Marine fuel desulfurization climate effects are now measurable in satellite data — and they point to one of the most consequential unintended consequences of environmental policy in modern history.
In 2020, the International Maritime Organization mandated a dramatic reduction in sulfur content in marine fuels globally. The stated goal was to reduce air pollution from shipping — a legitimate objective. Sulfur dioxide emissions from ships cause respiratory illness and acid rain in coastal communities. Removing sulfur from fuel was a straightforward environmental win. Except it wasn’t straightforward at all.
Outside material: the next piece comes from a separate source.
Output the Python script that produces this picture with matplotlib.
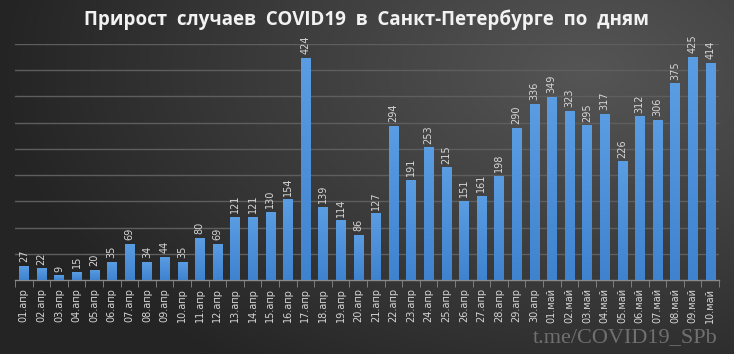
import numpy as np
import matplotlib
matplotlib.use("Agg")
import matplotlib.pyplot as plt
from matplotlib.colors import LinearSegmentedColormap

days_apr = [f"{d:02d}.апр" for d in range(1, 31)]
days_may = [f"{d:02d}.май" for d in range(1, 11)]
categories = days_apr + days_may
values = [27, 22, 9, 15, 20, 35, 69, 34, 44, 35,
          80, 69, 121, 121, 130, 154, 424, 139, 114, 86,
          127, 294, 191, 253, 215, 151, 161, 198, 290, 336,
          349, 323, 295, 317, 226, 312, 306, 375, 425, 414]
title = "Прирост  случаев  COVID19  в  Санкт-Петербурге  по  дням"
watermark = "t.me/COVID19_SPb"

W, H = 734, 354
fig = plt.figure(figsize=(W / 100, H / 100), dpi=100)

# background radial gradient
bg = fig.add_axes([0, 0, 1, 1], zorder=0)
yy, xx = np.mgrid[0:1:200j, 0:1:400j]
r = np.sqrt(((xx - 0.8) * 1.3) ** 2 + ((yy - 0.2) * 1.0) ** 2)
r = np.clip(r / 1.05, 0, 1)
cmap_bg = LinearSegmentedColormap.from_list("bg", ["#555555", "#3d3d3d", "#242424"])
bg.imshow(r, cmap=cmap_bg, aspect="auto", extent=[0, 1, 0, 1], origin="upper")
bg.axis("off")

ax = fig.add_axes([15 / W, 1 - 280 / H, 704 / W, (280 - 44) / H], zorder=1)
ax.patch.set_alpha(0)
x = np.arange(len(values))
bars = ax.bar(x, values, width=0.52, color="#4a8fd8", zorder=3)

# vertical gradient in bars
grad = np.linspace(0, 1, 100).reshape(-1, 1)
cmap_bar = LinearSegmentedColormap.from_list("bar", ["#5b9de2", "#3f83cf"])
for b in bars:
    bx, bw, bh = b.get_x(), b.get_width(), b.get_height()
    im = ax.imshow(grad, cmap=cmap_bar, aspect="auto",
                   extent=[bx, bx + bw, 0, bh], origin="upper", zorder=3)
    im.set_clip_path(b)

ax.set_xlim(-0.5, len(values) - 0.5)
ax.set_ylim(0, 450)
ax.set_yticks(np.arange(50, 451, 50))
ax.yaxis.grid(True, color="#5e5e5e", linewidth=1.0, zorder=1)
ax.tick_params(axis="y", length=0, labelleft=False)
for s in ["top", "right", "left"]:
    ax.spines[s].set_visible(False)
ax.spines["bottom"].set_color("#8a8a8a")
ax.spines["bottom"].set_linewidth(1.0)

ax.set_xticks(x)
ax.set_xticklabels(categories, rotation=90, color="#d6d6d6", fontsize=7,
                   family="DejaVu Sans")
ax.tick_params(axis="x", length=0, pad=6)
ax.set_xticks(np.arange(-0.5, len(values), 1), minor=True)
ax.tick_params(axis="x", which="minor", length=5, color="#8a8a8a")

for xi, v in zip(x, values):
    ax.text(xi, v + 7, str(v), rotation=90, ha="center", va="bottom",
            color="#d6d6d6", fontsize=7, family="DejaVu Sans", zorder=4)

fig.text(0.5, 1 - 20 / H, title, ha="center", va="center", color="#f2f2f2",
         fontsize=13.5, fontweight="bold", family="Open Sans")
fig.text(718 / W, 1 - 338 / H, watermark, ha="right", va="center",
         color="#707070", fontsize=16, family="Liberation Serif")

fig.savefig("out.png", dpi=100)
Sulfur particles in the atmosphere serve as cloud condensation nuclei. Raindrops and clouds don’t form from pure water vapor — they form around microscopic particles that act as nucleation sites. Sulfur emissions from the massive global shipping fleet had been inadvertently seeding clouds over the world’s major shipping lanes for decades. Remove the sulfur, remove the cloud seeding, reduce cloud cover, increase solar radiation reaching the ocean surface.
Craig Tindale flagged this in his Financial Sense interview as a prime example of ideological policy making without mechanical systems thinking. We optimized for one variable — sulfur in the air — without modeling the downstream effects on cloud formation, ocean albedo, and sea surface temperatures. Satellite measurements since 2020 show accelerated warming in shipping lane corridors that aligns with the timing and geography of the desulfurization mandate.
This is not an argument against clean air. It is an argument for understanding complex systems before intervening in them at scale. We are now running uncontrolled experiments on the planetary climate system in the name of environmental protection, without adequate modeling of second and third-order effects. The honest answer is that we don’t fully understand what we’ve done — and the oceans are warming faster than any model predicted.